Aim
Images excluded, repeat each entry below exactly.

Data for this exercise
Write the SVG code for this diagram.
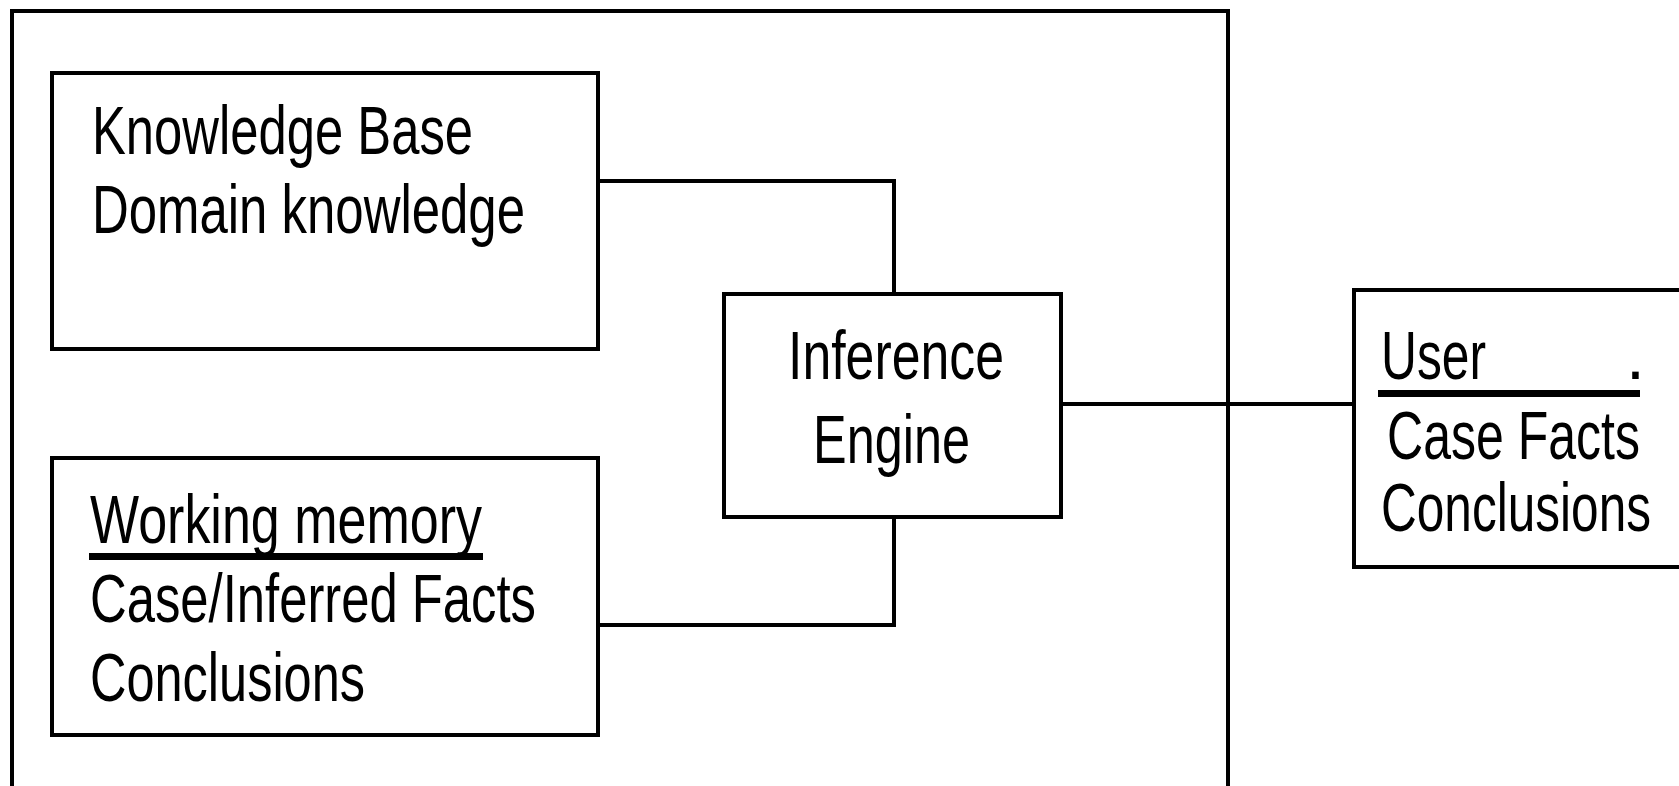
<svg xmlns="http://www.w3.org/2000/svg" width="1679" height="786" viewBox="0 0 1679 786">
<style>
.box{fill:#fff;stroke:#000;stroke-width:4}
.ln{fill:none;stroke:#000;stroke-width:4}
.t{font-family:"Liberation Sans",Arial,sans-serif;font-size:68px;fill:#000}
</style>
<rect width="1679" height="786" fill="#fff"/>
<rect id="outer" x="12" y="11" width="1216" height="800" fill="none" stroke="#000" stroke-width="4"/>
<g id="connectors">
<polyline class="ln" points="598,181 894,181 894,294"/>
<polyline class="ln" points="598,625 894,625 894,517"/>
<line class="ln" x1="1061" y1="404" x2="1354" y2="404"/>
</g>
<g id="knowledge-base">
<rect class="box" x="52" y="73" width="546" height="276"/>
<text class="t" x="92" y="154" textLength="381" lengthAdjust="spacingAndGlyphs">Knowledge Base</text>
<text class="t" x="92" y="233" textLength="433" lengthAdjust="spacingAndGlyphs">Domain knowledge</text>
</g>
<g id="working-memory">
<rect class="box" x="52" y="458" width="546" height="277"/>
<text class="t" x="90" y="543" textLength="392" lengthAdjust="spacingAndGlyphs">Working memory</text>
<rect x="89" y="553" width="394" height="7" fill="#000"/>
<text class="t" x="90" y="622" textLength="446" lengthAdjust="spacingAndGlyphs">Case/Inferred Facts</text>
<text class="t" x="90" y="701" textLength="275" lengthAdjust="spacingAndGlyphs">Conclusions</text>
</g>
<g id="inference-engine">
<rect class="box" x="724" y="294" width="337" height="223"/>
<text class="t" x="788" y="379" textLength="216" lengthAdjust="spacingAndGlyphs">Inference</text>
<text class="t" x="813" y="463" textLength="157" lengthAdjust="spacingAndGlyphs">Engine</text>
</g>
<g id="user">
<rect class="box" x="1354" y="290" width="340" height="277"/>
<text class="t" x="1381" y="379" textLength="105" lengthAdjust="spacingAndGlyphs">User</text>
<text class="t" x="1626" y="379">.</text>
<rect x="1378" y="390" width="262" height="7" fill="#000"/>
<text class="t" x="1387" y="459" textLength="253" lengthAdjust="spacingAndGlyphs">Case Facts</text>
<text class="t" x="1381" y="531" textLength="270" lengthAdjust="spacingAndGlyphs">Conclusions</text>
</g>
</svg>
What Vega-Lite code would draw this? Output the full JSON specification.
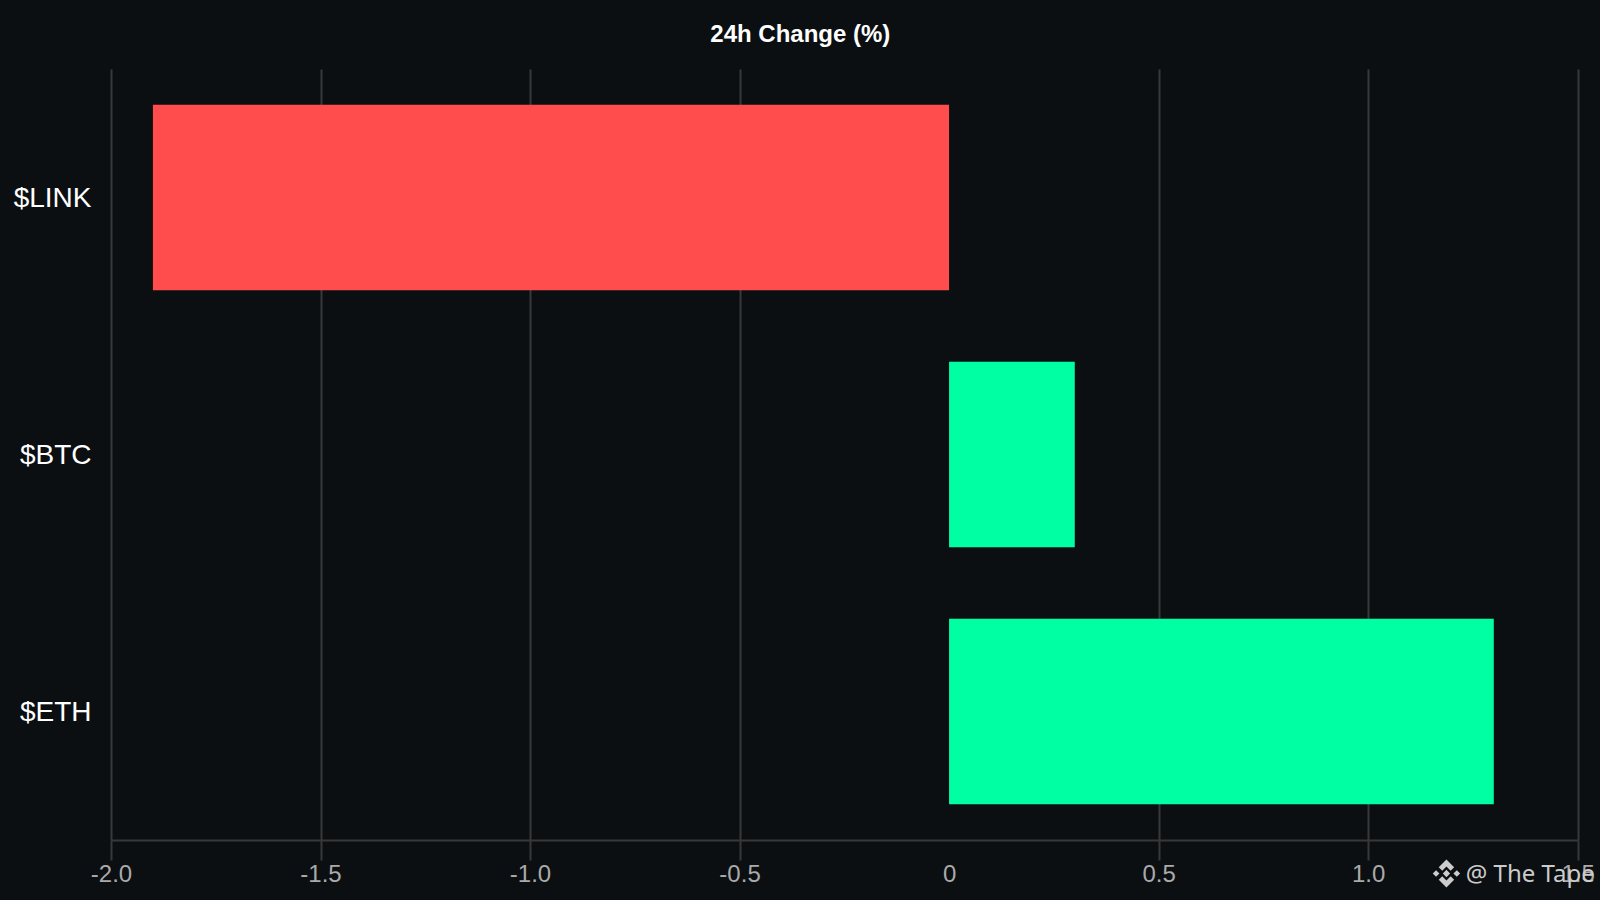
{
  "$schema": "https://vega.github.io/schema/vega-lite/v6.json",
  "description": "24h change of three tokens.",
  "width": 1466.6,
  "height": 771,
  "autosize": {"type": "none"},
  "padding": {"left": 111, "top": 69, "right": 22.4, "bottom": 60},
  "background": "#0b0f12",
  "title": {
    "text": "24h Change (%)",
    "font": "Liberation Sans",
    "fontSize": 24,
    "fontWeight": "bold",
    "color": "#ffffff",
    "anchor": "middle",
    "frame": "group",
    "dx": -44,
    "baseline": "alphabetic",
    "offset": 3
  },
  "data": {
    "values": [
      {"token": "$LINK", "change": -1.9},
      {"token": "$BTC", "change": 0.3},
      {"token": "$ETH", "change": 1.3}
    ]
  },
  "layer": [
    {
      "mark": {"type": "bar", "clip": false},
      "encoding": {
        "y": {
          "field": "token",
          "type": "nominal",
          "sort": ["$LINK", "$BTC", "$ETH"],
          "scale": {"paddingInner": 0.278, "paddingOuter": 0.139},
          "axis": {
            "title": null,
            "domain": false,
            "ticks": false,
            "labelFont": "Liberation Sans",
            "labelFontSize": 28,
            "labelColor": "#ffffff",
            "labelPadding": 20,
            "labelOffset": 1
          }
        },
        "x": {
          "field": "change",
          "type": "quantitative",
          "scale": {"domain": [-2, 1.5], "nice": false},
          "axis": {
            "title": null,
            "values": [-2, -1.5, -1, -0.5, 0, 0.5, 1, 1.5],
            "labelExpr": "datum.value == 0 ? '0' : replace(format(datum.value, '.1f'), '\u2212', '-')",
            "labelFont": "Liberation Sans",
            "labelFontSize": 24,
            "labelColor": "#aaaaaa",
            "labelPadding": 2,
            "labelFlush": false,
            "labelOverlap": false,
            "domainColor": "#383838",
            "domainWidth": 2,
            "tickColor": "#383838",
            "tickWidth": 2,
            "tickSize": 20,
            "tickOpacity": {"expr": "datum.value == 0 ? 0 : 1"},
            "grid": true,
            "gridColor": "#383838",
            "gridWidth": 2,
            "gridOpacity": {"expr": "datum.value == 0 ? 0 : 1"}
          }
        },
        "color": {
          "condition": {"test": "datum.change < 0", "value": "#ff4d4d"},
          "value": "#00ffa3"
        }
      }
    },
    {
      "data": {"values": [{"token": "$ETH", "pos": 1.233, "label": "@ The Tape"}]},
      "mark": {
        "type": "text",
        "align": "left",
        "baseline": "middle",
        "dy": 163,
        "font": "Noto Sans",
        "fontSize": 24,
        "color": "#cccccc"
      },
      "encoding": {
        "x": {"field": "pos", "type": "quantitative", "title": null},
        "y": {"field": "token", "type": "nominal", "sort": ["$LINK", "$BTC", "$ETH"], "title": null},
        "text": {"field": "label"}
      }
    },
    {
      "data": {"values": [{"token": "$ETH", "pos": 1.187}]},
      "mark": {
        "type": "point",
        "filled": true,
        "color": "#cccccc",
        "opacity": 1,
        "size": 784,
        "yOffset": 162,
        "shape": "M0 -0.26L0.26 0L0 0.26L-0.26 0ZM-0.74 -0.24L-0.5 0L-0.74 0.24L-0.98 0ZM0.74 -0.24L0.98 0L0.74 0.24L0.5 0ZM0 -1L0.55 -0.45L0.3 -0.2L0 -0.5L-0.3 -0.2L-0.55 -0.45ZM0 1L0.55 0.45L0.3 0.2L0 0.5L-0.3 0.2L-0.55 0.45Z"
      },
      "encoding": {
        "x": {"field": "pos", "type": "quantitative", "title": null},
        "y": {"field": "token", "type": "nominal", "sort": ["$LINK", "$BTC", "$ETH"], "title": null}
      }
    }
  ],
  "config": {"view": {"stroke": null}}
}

Answer in full
Write the SVG code for this diagram.
<svg xmlns="http://www.w3.org/2000/svg" width="1679" height="786" viewBox="0 0 1679 786">
<style>
.box{fill:#fff;stroke:#000;stroke-width:4}
.ln{fill:none;stroke:#000;stroke-width:4}
.t{font-family:"Liberation Sans",Arial,sans-serif;font-size:68px;fill:#000}
</style>
<rect width="1679" height="786" fill="#fff"/>
<rect id="outer" x="12" y="11" width="1216" height="800" fill="none" stroke="#000" stroke-width="4"/>
<g id="connectors">
<polyline class="ln" points="598,181 894,181 894,294"/>
<polyline class="ln" points="598,625 894,625 894,517"/>
<line class="ln" x1="1061" y1="404" x2="1354" y2="404"/>
</g>
<g id="knowledge-base">
<rect class="box" x="52" y="73" width="546" height="276"/>
<text class="t" x="92" y="154" textLength="381" lengthAdjust="spacingAndGlyphs">Knowledge Base</text>
<text class="t" x="92" y="233" textLength="433" lengthAdjust="spacingAndGlyphs">Domain knowledge</text>
</g>
<g id="working-memory">
<rect class="box" x="52" y="458" width="546" height="277"/>
<text class="t" x="90" y="543" textLength="392" lengthAdjust="spacingAndGlyphs">Working memory</text>
<rect x="89" y="553" width="394" height="7" fill="#000"/>
<text class="t" x="90" y="622" textLength="446" lengthAdjust="spacingAndGlyphs">Case/Inferred Facts</text>
<text class="t" x="90" y="701" textLength="275" lengthAdjust="spacingAndGlyphs">Conclusions</text>
</g>
<g id="inference-engine">
<rect class="box" x="724" y="294" width="337" height="223"/>
<text class="t" x="788" y="379" textLength="216" lengthAdjust="spacingAndGlyphs">Inference</text>
<text class="t" x="813" y="463" textLength="157" lengthAdjust="spacingAndGlyphs">Engine</text>
</g>
<g id="user">
<rect class="box" x="1354" y="290" width="340" height="277"/>
<text class="t" x="1381" y="379" textLength="105" lengthAdjust="spacingAndGlyphs">User</text>
<text class="t" x="1626" y="379">.</text>
<rect x="1378" y="390" width="262" height="7" fill="#000"/>
<text class="t" x="1387" y="459" textLength="253" lengthAdjust="spacingAndGlyphs">Case Facts</text>
<text class="t" x="1381" y="531" textLength="270" lengthAdjust="spacingAndGlyphs">Conclusions</text>
</g>
</svg>
What Vega-Lite code would draw this? Output the full JSON specification.
{
  "$schema": "https://vega.github.io/schema/vega-lite/v6.json",
  "description": "24h change of three tokens.",
  "width": 1466.6,
  "height": 771,
  "autosize": {"type": "none"},
  "padding": {"left": 111, "top": 69, "right": 22.4, "bottom": 60},
  "background": "#0b0f12",
  "title": {
    "text": "24h Change (%)",
    "font": "Liberation Sans",
    "fontSize": 24,
    "fontWeight": "bold",
    "color": "#ffffff",
    "anchor": "middle",
    "frame": "group",
    "dx": -44,
    "baseline": "alphabetic",
    "offset": 3
  },
  "data": {
    "values": [
      {"token": "$LINK", "change": -1.9},
      {"token": "$BTC", "change": 0.3},
      {"token": "$ETH", "change": 1.3}
    ]
  },
  "layer": [
    {
      "mark": {"type": "bar", "clip": false},
      "encoding": {
        "y": {
          "field": "token",
          "type": "nominal",
          "sort": ["$LINK", "$BTC", "$ETH"],
          "scale": {"paddingInner": 0.278, "paddingOuter": 0.139},
          "axis": {
            "title": null,
            "domain": false,
            "ticks": false,
            "labelFont": "Liberation Sans",
            "labelFontSize": 28,
            "labelColor": "#ffffff",
            "labelPadding": 20,
            "labelOffset": 1
          }
        },
        "x": {
          "field": "change",
          "type": "quantitative",
          "scale": {"domain": [-2, 1.5], "nice": false},
          "axis": {
            "title": null,
            "values": [-2, -1.5, -1, -0.5, 0, 0.5, 1, 1.5],
            "labelExpr": "datum.value == 0 ? '0' : replace(format(datum.value, '.1f'), '\u2212', '-')",
            "labelFont": "Liberation Sans",
            "labelFontSize": 24,
            "labelColor": "#aaaaaa",
            "labelPadding": 2,
            "labelFlush": false,
            "labelOverlap": false,
            "domainColor": "#383838",
            "domainWidth": 2,
            "tickColor": "#383838",
            "tickWidth": 2,
            "tickSize": 20,
            "tickOpacity": {"expr": "datum.value == 0 ? 0 : 1"},
            "grid": true,
            "gridColor": "#383838",
            "gridWidth": 2,
            "gridOpacity": {"expr": "datum.value == 0 ? 0 : 1"}
          }
        },
        "color": {
          "condition": {"test": "datum.change < 0", "value": "#ff4d4d"},
          "value": "#00ffa3"
        }
      }
    },
    {
      "data": {"values": [{"token": "$ETH", "pos": 1.233, "label": "@ The Tape"}]},
      "mark": {
        "type": "text",
        "align": "left",
        "baseline": "middle",
        "dy": 163,
        "font": "Noto Sans",
        "fontSize": 24,
        "color": "#cccccc"
      },
      "encoding": {
        "x": {"field": "pos", "type": "quantitative", "title": null},
        "y": {"field": "token", "type": "nominal", "sort": ["$LINK", "$BTC", "$ETH"], "title": null},
        "text": {"field": "label"}
      }
    },
    {
      "data": {"values": [{"token": "$ETH", "pos": 1.187}]},
      "mark": {
        "type": "point",
        "filled": true,
        "color": "#cccccc",
        "opacity": 1,
        "size": 784,
        "yOffset": 162,
        "shape": "M0 -0.26L0.26 0L0 0.26L-0.26 0ZM-0.74 -0.24L-0.5 0L-0.74 0.24L-0.98 0ZM0.74 -0.24L0.98 0L0.74 0.24L0.5 0ZM0 -1L0.55 -0.45L0.3 -0.2L0 -0.5L-0.3 -0.2L-0.55 -0.45ZM0 1L0.55 0.45L0.3 0.2L0 0.5L-0.3 0.2L-0.55 0.45Z"
      },
      "encoding": {
        "x": {"field": "pos", "type": "quantitative", "title": null},
        "y": {"field": "token", "type": "nominal", "sort": ["$LINK", "$BTC", "$ETH"], "title": null}
      }
    }
  ],
  "config": {"view": {"stroke": null}}
}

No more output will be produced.